Ampofo told The Africa Report that under the old dispensation an Energy minister had sweeping powers that discouraged competitive bidding, transparency and maximum revenue generation.
He said the new oil and gas policy unveiled by the ruling National Democratic Congress party would open oil block allocations to competent investors. “The critical difference is that the way that the oil blocks are being given, the minister has too much power to open up a block and allocate,” he said. “I am saying that that allocation must be subjected to more scrutiny and transparency and everything.” 

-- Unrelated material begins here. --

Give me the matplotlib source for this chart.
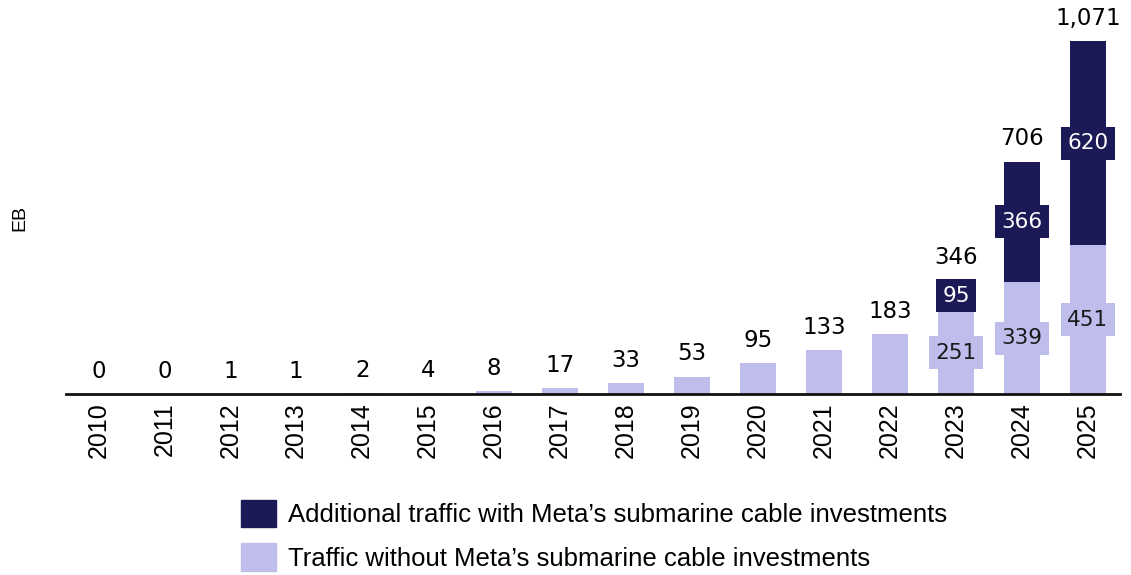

He said the new policy seeks to bind the Energy minister to declare oil blocks and allocate them through after competitive bidding process. Ampofo said this would attract more companies into the oil sector; ensure efficiency and revenue generation for development of the country. “You know you just don’t go to sit with one company who come to see you Nicodemously, then it is ok, I have given you the block”.
“The blocks must be declared so that every citizen knows about it, and those who want can also to come and bid.
“The point is that they actually come and bid competitively, so five to eight companies are bidding for one block and so we talk about more revenue –royalties’ percentages will rise, at the end of the day Ghana will be the winner.”
Last week four political parties namely Convention People’s Party, National Democratic Congress, New Patriotic Party and People’s National Convention unveiled their policy positions on the oil sector.
The policy positions proposed the adoption of a non-partisan approach to the appointment of board members, the need for legislation on contractual disclosure, the role of National Commission for Civic Education, public education on oil and gas legislation, and the role of the Ghana National Petroleum Corporation in the industry.
“One major problem is the absence of an open tendering or bidding process to acquire prospecting or exploration rights,” Centre for Democratic governance (CDD-Ghana) said in a research report published in 2015.
The open bidding method in the form of auctions, the centre said is the most preferred, in the West African country. However, it added that “the current licensing regime is predominantly one of a closed-door negotiated deal approach.”
“The government negotiates in private with interest parties and information on the process is not generally disclosed.”
Analysts say the opaque administrative process in Ghana’s oil industry is against international best practices since it opens up avenues for to corruption, bribery and tax evasion.
“Opacity remains a challenge due to the fact that there is currently no law that demands full disclosure of information relating to the negotiation and award of contracts in the energy [sector],” an analyst said.
Ampofo said there was need for policymakers to create the required policy and institutional mechanisms by passing the country’s Right to Information Bill into law to guarantee full disclosure of contract information on oil and gas sector management.